Sylvia O. Hinds-Radix, Corporation Counsel, New York (Jonathan A. Popolow of counsel), for respondents.
Order, Supreme Court, Bronx County (Mitchell J. Danziger, J.), entered September 15, 2021, which granted defendants' (the City) motion for summary judgment dismissing the complaint, unanimously affirmed, without costs.
This action arises from an accident that occurred when plaintiff slipped and fell on certain debris while walking on a path through Macombs Dam Park, during her morning commute. The City established prima facie entitlement to summary judgment pursuant to Administrative Code of the City of New York § 7-201 (c) (2) that it did not have prior written notice of the alleged condition, and plaintiff failed to raise an issue of fact in opposition (see Groninger v Village of Mamaroneck, 67 AD3d 733, 734 [2d Dept 2009], affd 17 NY3d 125 [2011]). Plaintiff's argument that an exception to that rule applies because the City caused or created the condition through an affirmative act of negligence is unpreserved because she failed to raise this theory of liability in her notice of claim (see Perez v City of New York, 193 AD3d 432, 433 [1st Dept 2021]; see also Ghin v City of New York, 76 AD3d 409, 410 [1st Dept 2010]). Nor is the issue of the applicability of the cause or create exception to the prior written notice requirement a pure question of law that is evident from the face of the record (see e.g. Salodkaya v City of New York, 193 AD3d 604, 605 [1st Dept 2021]).

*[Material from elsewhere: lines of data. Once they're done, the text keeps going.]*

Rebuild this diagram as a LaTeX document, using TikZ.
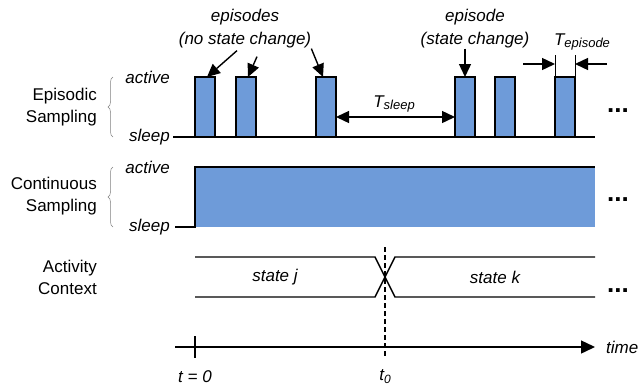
\documentclass[tikz,border=0pt]{standalone}
\usepackage{fontspec}
\setmainfont{Liberation Sans}
\usetikzlibrary{arrows.meta,decorations.pathreplacing}
\definecolor{pulseblue}{HTML}{6E9BD9}
\tikzset{
  rowlabel/.style={font=\fontsize{17}{22}\selectfont, align=right, anchor=east, inner sep=0pt},
  levellabel/.style={font=\fontsize{17}{20}\selectfont\itshape, anchor=east, inner sep=0pt},
  note/.style={font=\fontsize{17}{23}\selectfont\itshape, align=center, inner sep=0pt},
  dots/.style={font=\fontsize{26}{26}\selectfont\bfseries, inner sep=0pt},
  wave/.style={line width=1.4pt},
  bigarrow/.style={line width=1.4pt, -{Triangle[length=13pt,width=12pt]}},
  levelbrace/.style={decorate, decoration={brace,amplitude=5pt}, gray, line width=0.5pt}
}
\begin{document}
\begin{tikzpicture}[x=1pt,y=-1pt]
\useasboundingbox (0,0) rectangle (639,386);

% episodic sampling
\foreach \x in {195,236,316,455,495,555}
{
    \fill[pulseblue](\x,77)rectangle(\x+20,137);
    \draw[wave](\x,137)--(\x,77)--(\x+20,77)--(\x+20,137);
}
\draw[wave](173,137)--(595,137);
\node[rowlabel] (epis) at (97,107) {Episodic\\Sampling};
\node[levellabel] (eact) at (170,77) {active};
\node[levellabel] (eslp) at (170,137) {sleep};
\draw[levelbrace](113,137)--(113,77);
\node[dots] (edots) at (618,111) {...};

\coordinate (top1) at (207,77);
\coordinate (top2) at (248,77);
\coordinate (top3) at (323,77);
\coordinate (top4) at (465,77);
\node[note] (nochg) at (245,29) {episodes\\(no state change)};
\node[note] (chg) at (475,29) {episode\\(state change)};
\draw[bigarrow]([xshift=-8pt,yshift=-2pt]nochg.south)--(top1);
\draw[bigarrow]([xshift=12pt,yshift=-8pt]nochg.south)--(top2);
\draw[bigarrow]([xshift=0pt,yshift=0pt]nochg.south east)--(top3);
\draw[bigarrow]([xshift=-10pt]chg.south)--(top4);

% sleep and episode lengths
\coordinate (sl) at (336,117);
\coordinate (sr) at (455,117);
\draw[line width=1.4pt,{Triangle[length=13pt,width=12pt]}-{Triangle[length=13pt,width=12pt]}](sl)--(sr);
\node[inner sep=0pt] (tsleep) at (394,104) {\fontsize{17}{17}\selectfont\itshape T\fontsize{13}{13}\selectfont\raisebox{-2pt}{sleep}};
\draw[line width=0.9pt](555,55)--(555,77);
\draw[line width=0.9pt](575,55)--(575,77);
\coordinate (el) at (555,64);
\coordinate (er) at (575,64);
\draw[bigarrow](523,64)--(el);
\draw[bigarrow](607,64)--(er);
\node[inner sep=0pt] (tepi) at (582,42) {\fontsize{17}{17}\selectfont\itshape T\fontsize{13}{13}\selectfont\raisebox{-2pt}{episode}};

% continuous sampling
\fill[pulseblue](195,167)rectangle(595,227);
\draw[wave](175,227)--(195,227)--(195,167)--(595,167);
\node[rowlabel] (cont) at (97,196) {Continuous\\Sampling};
\node[levellabel] (cact) at (170,167) {active};
\node[levellabel] (cslp) at (170,227) {sleep};
\draw[levelbrace](113,227)--(113,167);
\node[dots] (cdots) at (618,200) {...};

% activity context
\node[rowlabel] (ctx) at (97,277) {Activity\\Context};
\draw[wave](195,257)--(375,257)--(395,297)--(595,297);
\draw[wave](195,297)--(375,297)--(395,257)--(595,257);
\node[note] (stj) at (275,277) {state \textit{j}};
\node[note] (stk) at (495,277) {state \textit{k}};
\node[dots] (adots) at (618,291) {...};

% time axis
\draw[line width=1.4pt,-{Triangle[length=14pt,width=13pt]}](175,347)--(595,347);
\draw[line width=1.4pt](195,336)--(195,358);
\draw[line width=1.2pt,dash pattern=on 5pt off 3pt](385,247)--(385,357);
\node[note] (tzero) at (195,377) {t = 0};
\node[inner sep=0pt] (tnull) at (385,377) {\fontsize{17}{17}\selectfont\itshape t\fontsize{12}{12}\selectfont\raisebox{-3pt}{0}};
\node[note, anchor=west] (time) at (606,347) {time};
\end{tikzpicture}
\end{document}
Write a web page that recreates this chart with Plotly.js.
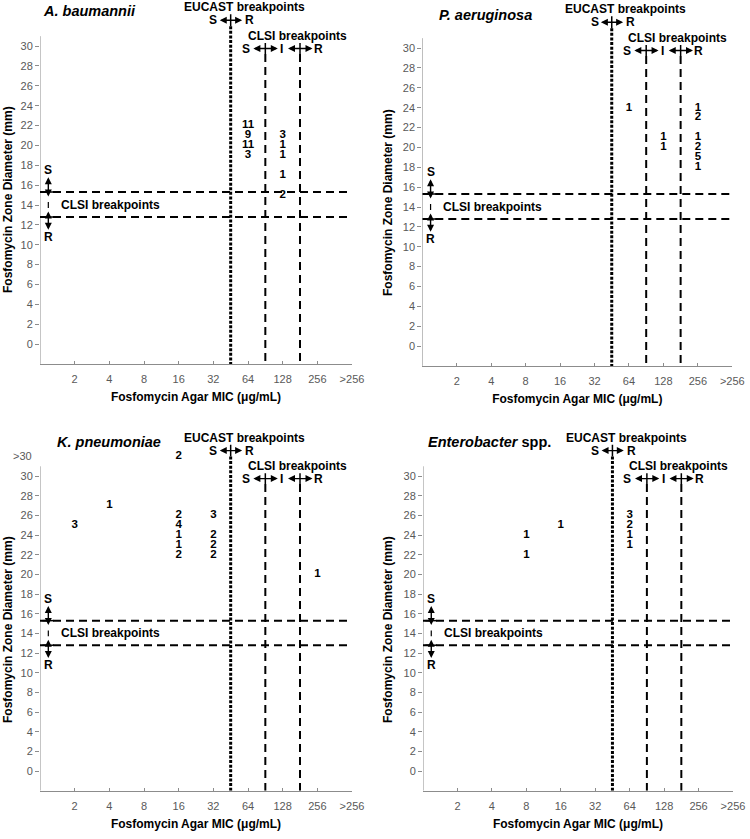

Even assuming plaintiff's arguments were properly advanced, she failed to raise an issue of fact as to whether the City caused or created the alleged defective condition through an affirmative act of negligence (see Yarborough v City of New York, 10 NY3d 726, 728 [2008]; see also e.g. Dunn v City of New York, 206 AD3d 403 [1st Dept 2022]). Plaintiff's argument that the City's snow and ice removal activities forced her to walk and trip over the debris from nearby ballfields on the cleared area of the pathway, is speculative (see Gray v City of New York, 195 AD3d 538 [1st Dept 2021]). In any event, contrary to plaintiff's argument, the alleged "failure to remove all the snow or ice . . . is not an affirmative act of negligence" (Groninger v Village of Mamaroneck, 67 AD3d at 734).
We have considered plaintiff's remaining arguments and find them unavailing. Concur—Renwick, J.P., Webber, Singh, Rodriguez, Higgitt, JJ.